Detrás de este tipo de iniciativas liberticidas hay una pulsión iliberal muy fuerte, un convencimiento de que la alternativa, un triunfo de la derecha a la que siempre se pretende disfrazar de fascismo, constituye siempre un fracaso de la democracia, porque solo esta izquierda capaz de tragar con todo es garantía de la libertad, es decir del socialismo sin barreras. Cuando este tipo de izquierda que niega el derecho a la alternancia consigue alcanzar un poder capaz de anular las garantías constitucionales acaba siempre por instaurar un régimen de partido único, como en Cuba, como en Venezuela, como en Nicaragua.

De nada sirve que nos consolemos pensando en que estamos muy lejos de que algo como eso pudiera suceder en España, deberíamos estar ciertos, por el contrario, de que la aprobación de leyes como la de Memoria democrática, constituyen un paso cierto en la peor dirección, un intento en hacer exclusiva y excluyente la visión del pasado que tiene el conjunto de fuerzas que la han promovido.

Las medidas razonables que pueda incorporar esta ley son solo el caramelo que trata de ocultar la amarga medicina que se nos aplica, el trágala de una visión sectaria y sin fundamento de nuestro pasado más reciente, la negación de la generosidad de los pactos de la transición, el intento, en suma, de ir introduciendo armatostes capaces de desmantelar nuestro edificio constitucional.

Esta ley sirve para ir haciendo a poquitos lo que en el fondo pretendía ETA, proclamar que nuestra Constitución, que nuestra libertad y nuestra democracia no eran dignas de aceptación sino de derribo, y en esas están, de  momento con un cierto disimulo,  pero conscientes de que a través del boquete que han abierto en el edificio se podrán colocar bombas de mayor efecto.

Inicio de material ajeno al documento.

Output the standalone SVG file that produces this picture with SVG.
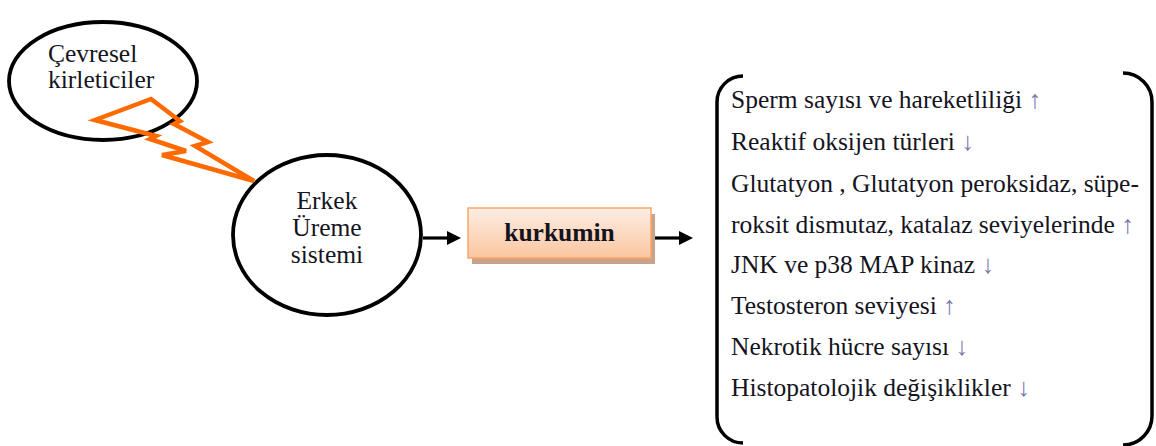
<svg xmlns="http://www.w3.org/2000/svg" width="1156" height="446" viewBox="0 0 1156 446">
<defs>
<style>
.t{font-family:"Liberation Serif","Times New Roman",serif;font-size:25.5px;fill:#14141e}
.m{text-anchor:middle}
.ar{fill:#7a78b0}
.ell{fill:#fff;stroke:#000;stroke-width:3.8}
.cn{stroke:#000;stroke-width:3.2;fill:none}
.hd{fill:#000}
</style>
<linearGradient id="g" x1="0" y1="0" x2="0" y2="1">
<stop offset="0" stop-color="#fdeee4"/>
<stop offset="1" stop-color="#fbc6a0"/>
</linearGradient>
</defs>
<rect width="1156" height="446" fill="#fff"/>
<g id="cevresel">
<ellipse class="ell" cx="103" cy="81" rx="94" ry="59"/>
<text class="t" x="48" y="62">Çevresel</text>
<text class="t" x="48" y="88">kirleticiler</text>
</g>
<g id="bolt">
<polygon points="95,120 151,99 180,121 174,124 208,142 195,146 254,181 162,155 186,151 150,139 156,136" fill="none" stroke="#ff6a00" stroke-width="4.5" stroke-linejoin="miter"/>
</g>
<g id="erkek">
<ellipse class="ell" cx="327" cy="235" rx="94" ry="80"/>
<text class="t m" x="327" y="209">Erkek</text>
<text class="t m" x="327" y="236">Üreme</text>
<text class="t m" x="327" y="263">sistemi</text>
</g>
<g id="kurkumin">
<rect x="472" y="214" width="183" height="50" fill="#c9a28a"/>
<rect x="468" y="208" width="183" height="50" fill="url(#g)" stroke="#f8a56c" stroke-width="1.5"/>
<text class="t m" x="559.5" y="241" font-weight="bold">kurkumin</text>
</g>
<g id="connectors">
<line class="cn" x1="423" y1="238" x2="449" y2="238"/>
<polygon class="hd" points="461,238 447,231 447,245"/>
<line class="cn" x1="655" y1="238" x2="681" y2="238"/>
<polygon class="hd" points="693,238 679,231 679,245"/>
</g>
<g id="effects">
<path d="M743 76 A26 26 0 0 0 717 102 L717 417 A26 26 0 0 0 743 443" fill="none" stroke="#000" stroke-width="3.5"/>
<path d="M1123 73 A29 29 0 0 1 1152 102 L1152 416 A29 29 0 0 1 1123 445" fill="none" stroke="#000" stroke-width="3.5"/>
<text class="t" x="731" y="108">Sperm sayısı ve hareketliliği <tspan class="ar">↑</tspan></text>
<text class="t" x="731" y="150">Reaktif oksijen türleri <tspan class="ar">↓</tspan></text>
<text class="t" x="731" y="192">Glutatyon , Glutatyon peroksidaz, süpe-</text>
<text class="t" x="731" y="233">roksit dismutaz, katalaz seviyelerinde <tspan class="ar">↑</tspan></text>
<text class="t" x="731" y="273">JNK ve p38 MAP kinaz <tspan class="ar">↓</tspan></text>
<text class="t" x="731" y="314">Testosteron seviyesi <tspan class="ar">↑</tspan></text>
<text class="t" x="731" y="355">Nekrotik hücre sayısı <tspan class="ar">↓</tspan></text>
<text class="t" x="731" y="396">Histopatolojik değişiklikler <tspan class="ar">↓</tspan></text>
</g>
</svg>
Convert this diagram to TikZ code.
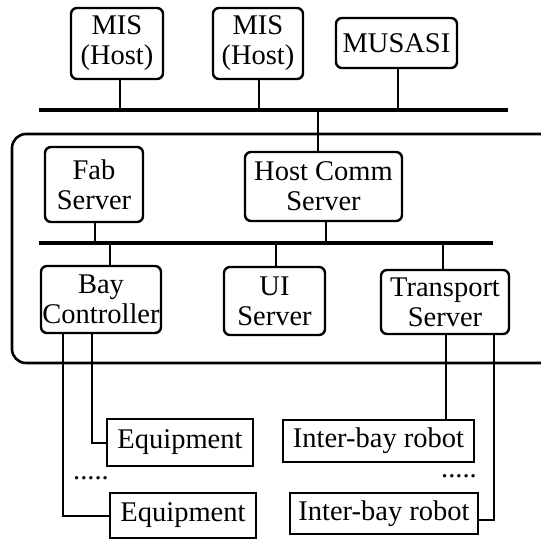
\documentclass[tikz,border=0pt]{standalone}
\usepackage{fontspec}
\setmainfont{Liberation Serif}
\begin{document}
\begin{tikzpicture}[x=1pt,y=-1pt,
  every node/.style={font=\fontsize{28.5}{30}\selectfont},
  rbox/.style={draw, line width=2.4pt, rounded corners=6pt, inner sep=0pt, align=center},
  sbox/.style={draw, line width=2.4pt, inner sep=0pt, align=center},
  bus/.style={line width=3.2pt},
  wire/.style={line width=2pt},
  frame/.style={line width=2.6pt, rounded corners=14pt}]
\useasboundingbox (0,0) rectangle (541,539);
\clip (0,0) rectangle (541,539);
% top hosts
\node[rbox, minimum width=92pt, minimum height=71pt] (mis1) at (117,43.5) {MIS\\(Host)};
\node[rbox, minimum width=90pt, minimum height=71pt] (mis2) at (258,43.5) {MIS\\(Host)};
\node[rbox, minimum width=121pt, minimum height=50pt] (musasi) at (396.5,43) {MUSASI};
% bus 1
\coordinate (b1l) at (39,110);
\coordinate (b1r) at (508,110);
\draw[bus] (b1l) -- (b1r);
% frame
\draw[frame] (560,134) -- (12,134) -- (12,363) -- (560,363);
% servers
\node[rbox, minimum width=98pt, minimum height=75pt] (fab) at (94,184.5) {Fab\\Server};
\node[rbox, minimum width=157pt, minimum height=69pt] (hcs) at (323.5,186.5) {Host Comm\\Server};
% bus 2
\coordinate (b2l) at (39,243);
\coordinate (b2r) at (493,243);
\draw[bus] (b2l) -- (b2r);
\node[rbox, minimum width=120pt, minimum height=67pt] (bay) at (101,299.5) {Bay\\Controller};
\node[rbox, minimum width=101pt, minimum height=68pt] (ui) at (274.5,301) {UI\\Server};
\node[rbox, minimum width=128pt, minimum height=64pt] (trans) at (445,302) {Transport\\Server};
% equipment and robots
\node[sbox, minimum width=146pt, minimum height=47pt] (eq1) at (180,442.5) {Equipment};
\node[sbox, minimum width=146pt, minimum height=45pt] (eq2) at (183,515.5) {Equipment};
\node[sbox, minimum width=191pt, minimum height=42pt] (ib1) at (378.5,441) {Inter-bay robot};
\node[sbox, minimum width=188pt, minimum height=41pt] (ib2) at (384,513.5) {Inter-bay robot};
\node[anchor=base, inner sep=0pt] (dl) at (91,479) {.....};
\node[anchor=base, inner sep=0pt] (dr) at (459,477) {.....};
% connectors to bus 1
\draw[wire] ([xshift=3pt]mis1.south) -- ([xshift=3pt]mis1.south |- b1l);
\draw[wire] ([xshift=1pt]mis2.south) -- ([xshift=1pt]mis2.south |- b1l);
\draw[wire] ([xshift=1.5pt]musasi.south) -- ([xshift=1.5pt]musasi.south |- b1l);
\draw[wire] ([xshift=-5.5pt]hcs.north) -- ([xshift=-5.5pt]hcs.north |- b1l);
% connectors to bus 2
\draw[wire] ([xshift=1pt]fab.south) -- ([xshift=1pt]fab.south |- b2l);
\draw[wire] ([xshift=2.5pt]hcs.south) -- ([xshift=2.5pt]hcs.south |- b2l);
\draw[wire] ([xshift=9pt]bay.north) -- ([xshift=9pt]bay.north |- b2l);
\draw[wire] ([xshift=1.5pt]ui.north) -- ([xshift=1.5pt]ui.north |- b2l);
\draw[wire] ([xshift=-2pt]trans.north) -- ([xshift=-2pt]trans.north |- b2l);
% bay controller to equipment
\draw[wire] ([xshift=-9pt]bay.south) |- (eq1.west);
\draw[wire] ([xshift=-38pt]bay.south) |- (eq2.west);
% transport to robots
\draw[wire] ([xshift=1pt]trans.south) -- ([xshift=1pt]trans.south |- ib1.north);
\draw[wire] ([xshift=49pt]trans.south) |- ([yshift=-6pt]ib2.east);
\end{tikzpicture}
\end{document}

No creo que nadie que haya visto cómo un presidente que proclamaba que no podría dormir con un Gobierno como el que tiene se pueda asombrar si él, o alguien todavía más mentiroso, acaba diciendo que lo que creían era una democracia se ha mostrado como una plutocracia fascista y que ya iba siendo hora de implantar la verdadera libertad, el verdadero socialismo, y ponernos todos a obedecer sin rechistar las consignas de quienes nos habrían librado de una buena vez de los penúltimos rasgos del fascismo, ya que los últimos siempre quedan para una vuelta de tuerca posterior.

José Luis González Quirós es filósofo y analista político. Su último libro publicado es La virtud de la política (La Antorcha).